For Problem 2.A to Problem 2.C, assume that the caches are initially empty. Also, assume that only accesses to matrix `A` cause memory references and all other necessary variables are stored in registers. Instructions are in a separate instruction cache.
Problem 2.A

Consider an 8KB direct-mapped data cache with 4-word (16-byte) cache lines. Calculate the number of cache misses that will occur when running Loop A. Calculate the number of cache misses that will occur when running Loop B.

Each element of the 128x32 matrix A can only be mapped to one particular cache location in this direct-mapped data cache. Since each row has 32 32-bit integers, and since each cache line can hold 4 32-bit ints, a row of the matrix occupies the lines in 8 consecutive sets of the cache.

Loop A—where each iteration of the inner loop sums a row of A—accesses memory addresses in a linear sequence. Given this access pattern, the access to the first word in each cache line will miss, but the next three accesses will hit. After sequentially moving through this line, it will not be accessed again, so its later eviction will not cause any future misses. Therefore, Loop A will only have compulsory misses for the 1024 (128 rows x 8 lines per row) first-word-in-line accesses that matrix A spans.

The consecutive accesses in Loop B will move in a stride of 32 words. Therefore, the inner loop will touch the first element in 128 cache lines before the next iteration of the outer loop. While intuition might suggest that the 128 lines could all fit in the cache with 512 sets, there is a complicating factor: each row is eight cache lines past the previous row, meaning that the lines accessed when traversing the first column go in indices 0, 8, 16, 32, and so on. Since the lines containing the column are competing for only one eighth of the total number of sets (effectively 64 sets), the lines loaded when starting a column are evicted by the time the column is complete, preventing any reuse. Therefore, all 4096 (128 x 32) accesses miss.

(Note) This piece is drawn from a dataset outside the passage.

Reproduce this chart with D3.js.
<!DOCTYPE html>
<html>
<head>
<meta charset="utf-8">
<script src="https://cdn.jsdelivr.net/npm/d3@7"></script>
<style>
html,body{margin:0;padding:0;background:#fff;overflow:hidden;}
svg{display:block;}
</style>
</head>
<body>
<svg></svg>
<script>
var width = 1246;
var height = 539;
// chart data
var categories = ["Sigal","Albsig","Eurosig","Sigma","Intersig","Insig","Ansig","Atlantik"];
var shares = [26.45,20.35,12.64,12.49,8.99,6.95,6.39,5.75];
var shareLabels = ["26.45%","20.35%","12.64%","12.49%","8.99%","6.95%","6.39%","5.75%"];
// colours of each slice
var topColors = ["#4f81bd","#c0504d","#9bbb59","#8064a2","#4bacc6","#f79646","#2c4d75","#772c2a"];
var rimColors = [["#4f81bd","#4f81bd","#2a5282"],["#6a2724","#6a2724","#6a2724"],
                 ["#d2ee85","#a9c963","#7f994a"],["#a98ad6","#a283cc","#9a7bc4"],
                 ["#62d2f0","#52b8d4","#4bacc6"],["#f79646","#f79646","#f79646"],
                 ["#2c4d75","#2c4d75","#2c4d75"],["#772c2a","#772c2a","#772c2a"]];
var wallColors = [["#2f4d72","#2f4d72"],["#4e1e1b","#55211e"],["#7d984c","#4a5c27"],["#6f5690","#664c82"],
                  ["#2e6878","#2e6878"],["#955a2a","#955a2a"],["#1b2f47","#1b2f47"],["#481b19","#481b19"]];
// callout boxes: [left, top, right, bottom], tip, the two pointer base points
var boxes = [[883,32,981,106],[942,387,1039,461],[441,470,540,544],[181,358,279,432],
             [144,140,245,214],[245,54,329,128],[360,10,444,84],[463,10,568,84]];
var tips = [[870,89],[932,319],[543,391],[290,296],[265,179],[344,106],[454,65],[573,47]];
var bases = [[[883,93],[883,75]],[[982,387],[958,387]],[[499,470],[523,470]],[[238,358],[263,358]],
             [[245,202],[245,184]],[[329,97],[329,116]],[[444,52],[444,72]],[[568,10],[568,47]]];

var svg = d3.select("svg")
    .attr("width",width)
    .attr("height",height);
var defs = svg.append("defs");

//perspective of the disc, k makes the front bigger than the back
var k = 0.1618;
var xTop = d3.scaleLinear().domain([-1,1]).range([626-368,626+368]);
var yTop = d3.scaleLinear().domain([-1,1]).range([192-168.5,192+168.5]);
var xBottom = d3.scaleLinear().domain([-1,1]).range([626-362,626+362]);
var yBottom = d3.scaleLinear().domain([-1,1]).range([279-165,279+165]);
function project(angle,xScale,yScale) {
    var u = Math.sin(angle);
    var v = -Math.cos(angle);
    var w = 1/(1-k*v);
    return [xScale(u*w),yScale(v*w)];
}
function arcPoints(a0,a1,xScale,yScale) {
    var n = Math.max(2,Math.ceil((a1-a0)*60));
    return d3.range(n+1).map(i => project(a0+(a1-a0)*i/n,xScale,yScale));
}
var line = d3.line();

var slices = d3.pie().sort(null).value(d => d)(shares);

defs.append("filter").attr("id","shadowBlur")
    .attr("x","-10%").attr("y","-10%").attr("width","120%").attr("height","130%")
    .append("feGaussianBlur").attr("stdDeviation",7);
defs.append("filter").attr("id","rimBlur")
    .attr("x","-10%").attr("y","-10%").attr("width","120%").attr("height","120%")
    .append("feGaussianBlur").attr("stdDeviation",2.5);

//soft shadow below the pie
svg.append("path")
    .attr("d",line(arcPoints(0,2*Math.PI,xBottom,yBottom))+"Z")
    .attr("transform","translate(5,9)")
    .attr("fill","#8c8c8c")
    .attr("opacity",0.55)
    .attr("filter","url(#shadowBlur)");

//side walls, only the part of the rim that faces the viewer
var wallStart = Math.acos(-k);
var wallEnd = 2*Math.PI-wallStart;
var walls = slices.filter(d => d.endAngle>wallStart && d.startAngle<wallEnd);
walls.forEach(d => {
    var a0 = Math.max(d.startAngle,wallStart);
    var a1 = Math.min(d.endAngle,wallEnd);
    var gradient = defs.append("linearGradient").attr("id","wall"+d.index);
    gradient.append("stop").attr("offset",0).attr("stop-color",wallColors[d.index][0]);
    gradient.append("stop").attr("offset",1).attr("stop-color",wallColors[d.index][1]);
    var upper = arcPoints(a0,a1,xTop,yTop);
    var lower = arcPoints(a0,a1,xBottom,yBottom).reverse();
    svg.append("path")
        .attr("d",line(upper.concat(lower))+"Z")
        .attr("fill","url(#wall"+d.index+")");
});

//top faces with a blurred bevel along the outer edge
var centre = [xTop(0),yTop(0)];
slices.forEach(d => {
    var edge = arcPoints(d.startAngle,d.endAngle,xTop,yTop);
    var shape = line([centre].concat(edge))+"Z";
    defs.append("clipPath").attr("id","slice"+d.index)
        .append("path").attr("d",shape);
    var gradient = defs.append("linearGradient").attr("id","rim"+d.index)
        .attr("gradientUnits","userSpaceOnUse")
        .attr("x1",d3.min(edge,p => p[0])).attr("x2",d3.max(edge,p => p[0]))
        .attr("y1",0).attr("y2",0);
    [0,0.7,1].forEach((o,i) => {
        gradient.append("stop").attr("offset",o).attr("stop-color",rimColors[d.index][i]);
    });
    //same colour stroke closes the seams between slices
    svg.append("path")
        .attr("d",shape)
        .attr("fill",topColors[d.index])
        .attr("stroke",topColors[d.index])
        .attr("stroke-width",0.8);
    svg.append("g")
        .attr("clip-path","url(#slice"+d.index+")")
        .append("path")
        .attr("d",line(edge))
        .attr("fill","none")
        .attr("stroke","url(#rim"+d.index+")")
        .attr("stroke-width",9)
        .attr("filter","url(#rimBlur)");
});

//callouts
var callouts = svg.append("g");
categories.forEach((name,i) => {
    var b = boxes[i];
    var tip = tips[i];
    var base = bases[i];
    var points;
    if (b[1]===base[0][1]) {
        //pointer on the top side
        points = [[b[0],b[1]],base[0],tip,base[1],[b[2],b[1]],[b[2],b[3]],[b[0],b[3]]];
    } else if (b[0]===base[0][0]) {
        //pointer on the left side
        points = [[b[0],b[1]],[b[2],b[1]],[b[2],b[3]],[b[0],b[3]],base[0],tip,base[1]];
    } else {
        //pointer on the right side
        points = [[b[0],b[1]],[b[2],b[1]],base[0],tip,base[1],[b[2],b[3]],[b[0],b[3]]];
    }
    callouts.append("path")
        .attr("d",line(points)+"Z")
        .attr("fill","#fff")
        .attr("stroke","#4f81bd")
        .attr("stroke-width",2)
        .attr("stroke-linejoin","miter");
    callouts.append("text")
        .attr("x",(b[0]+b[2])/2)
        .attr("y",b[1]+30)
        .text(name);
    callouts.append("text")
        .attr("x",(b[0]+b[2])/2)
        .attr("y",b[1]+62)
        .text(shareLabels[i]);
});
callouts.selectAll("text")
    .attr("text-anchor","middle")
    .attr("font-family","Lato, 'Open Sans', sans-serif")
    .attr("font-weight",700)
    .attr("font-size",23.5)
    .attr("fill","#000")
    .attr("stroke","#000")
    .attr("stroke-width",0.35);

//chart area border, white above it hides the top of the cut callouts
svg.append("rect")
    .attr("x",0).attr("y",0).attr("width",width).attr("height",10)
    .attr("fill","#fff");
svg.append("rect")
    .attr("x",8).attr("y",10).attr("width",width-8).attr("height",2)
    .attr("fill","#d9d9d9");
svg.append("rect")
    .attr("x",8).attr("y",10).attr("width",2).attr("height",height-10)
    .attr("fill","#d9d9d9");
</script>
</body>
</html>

The number of cache misses for Loop A:___________1024________________

The number of cache misses for Loop B:___________4096________________

Problem 2.B

Consider a direct-mapped data cache with 4-word (16-byte) cache lines. Calculate the minimum number of cache lines required for the data cache if Loop A is to run without any cache misses other than compulsory misses. Calculate the minimum number of cache lines required for the data cache if Loop B is to run without any cache misses other than compulsory misses.
Since Loop A accesses memory sequentially, we can sum all the elements in a cache line and then never touch it again. Therefore, we only need to hold 1 active line at any given time to avoid all but compulsory misses.

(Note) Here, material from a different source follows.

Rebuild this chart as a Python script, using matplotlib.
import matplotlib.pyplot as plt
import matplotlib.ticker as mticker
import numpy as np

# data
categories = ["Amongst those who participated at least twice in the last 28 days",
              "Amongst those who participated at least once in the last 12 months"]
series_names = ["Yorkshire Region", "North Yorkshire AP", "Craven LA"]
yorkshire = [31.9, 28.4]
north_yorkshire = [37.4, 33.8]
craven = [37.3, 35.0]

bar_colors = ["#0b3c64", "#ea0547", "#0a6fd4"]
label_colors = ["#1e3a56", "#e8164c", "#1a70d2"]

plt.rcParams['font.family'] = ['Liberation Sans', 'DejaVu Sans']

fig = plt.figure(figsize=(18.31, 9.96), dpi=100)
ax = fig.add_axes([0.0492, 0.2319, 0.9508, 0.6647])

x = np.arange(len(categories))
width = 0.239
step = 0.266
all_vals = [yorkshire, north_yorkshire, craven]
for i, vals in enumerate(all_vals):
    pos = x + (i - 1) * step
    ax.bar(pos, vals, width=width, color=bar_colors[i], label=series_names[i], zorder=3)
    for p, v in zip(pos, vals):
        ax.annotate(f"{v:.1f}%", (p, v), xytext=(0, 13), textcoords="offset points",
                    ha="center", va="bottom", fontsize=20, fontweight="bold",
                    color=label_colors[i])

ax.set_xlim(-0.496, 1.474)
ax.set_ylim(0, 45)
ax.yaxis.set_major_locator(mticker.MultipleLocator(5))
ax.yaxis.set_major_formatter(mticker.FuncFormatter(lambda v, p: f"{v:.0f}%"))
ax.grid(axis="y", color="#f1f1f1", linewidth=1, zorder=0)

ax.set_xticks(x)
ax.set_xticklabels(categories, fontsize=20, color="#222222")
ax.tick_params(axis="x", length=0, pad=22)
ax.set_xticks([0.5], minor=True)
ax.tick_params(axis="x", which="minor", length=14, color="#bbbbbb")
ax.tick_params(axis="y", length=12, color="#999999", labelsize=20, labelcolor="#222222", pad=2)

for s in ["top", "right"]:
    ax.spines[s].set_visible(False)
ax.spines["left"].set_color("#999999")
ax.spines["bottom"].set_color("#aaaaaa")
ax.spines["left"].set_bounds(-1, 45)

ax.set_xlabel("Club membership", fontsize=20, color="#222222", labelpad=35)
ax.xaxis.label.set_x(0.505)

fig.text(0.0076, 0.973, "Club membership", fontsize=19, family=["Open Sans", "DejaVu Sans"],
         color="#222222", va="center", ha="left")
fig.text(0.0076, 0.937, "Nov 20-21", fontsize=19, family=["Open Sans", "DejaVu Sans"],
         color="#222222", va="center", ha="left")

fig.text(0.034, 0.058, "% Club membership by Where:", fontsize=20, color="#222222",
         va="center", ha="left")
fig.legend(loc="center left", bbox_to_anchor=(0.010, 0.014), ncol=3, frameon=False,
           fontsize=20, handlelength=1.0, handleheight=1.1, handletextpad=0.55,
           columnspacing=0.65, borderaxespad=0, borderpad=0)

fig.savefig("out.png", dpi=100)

For Loop B to run without any cache misses other than compulsory misses, the data cache needs to have the ability to hold one column of matrix A in the cache. Since the consecutive accesses in the inner loop of Loop B will use one out of every eight cache lines, and since we have 128 rows, Loop B requires $1024 (128 \times 8)$ lines to avoid all but compulsory misses.

Data-cache size required for Loop A: ___________ 1 ______________ cache line(s)

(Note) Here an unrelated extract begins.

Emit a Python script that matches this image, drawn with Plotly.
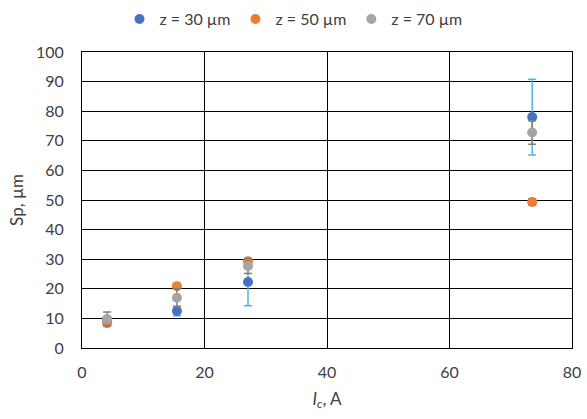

Data-cache size required for Loop B: ___________ 1024 ______________ cache line(s)

Problem 2.C

Consider an 8KB set-associative data cache with 4 ways, and 4-word (16-byte) cache lines. This data cache uses a first-in/first-out (FIFO) replacement policy. Calculate the number of cache misses that will occur when running Loop A. Calculate the number of cache misses that will occur when running Loop B.

Note that the offset is 4 bits.
The # of lines in a way of this cache = $2^13 / (2^4 \times 4) = 2^7 = 128$.

Loop A still only has $1024 (128 \text{ rows} \times 8 \text{ lines per row})$ compulsory misses.

Loop B still cannot fully utilize the cache. Consider accessing a single column. The first $128/8 = 16$ accesses will allocate into way 1 in sets 0, 8, 16, 32, etc.; the next 16 accesses will allocate into way 2 of those same sets; and so on. After 64 accesses, all four ways will be filled, and the next 16 accesses along the column will evict the previous lines in way 1, preventing any reuse. Therefore, all $4096 (128 \times 32)$ accesses miss.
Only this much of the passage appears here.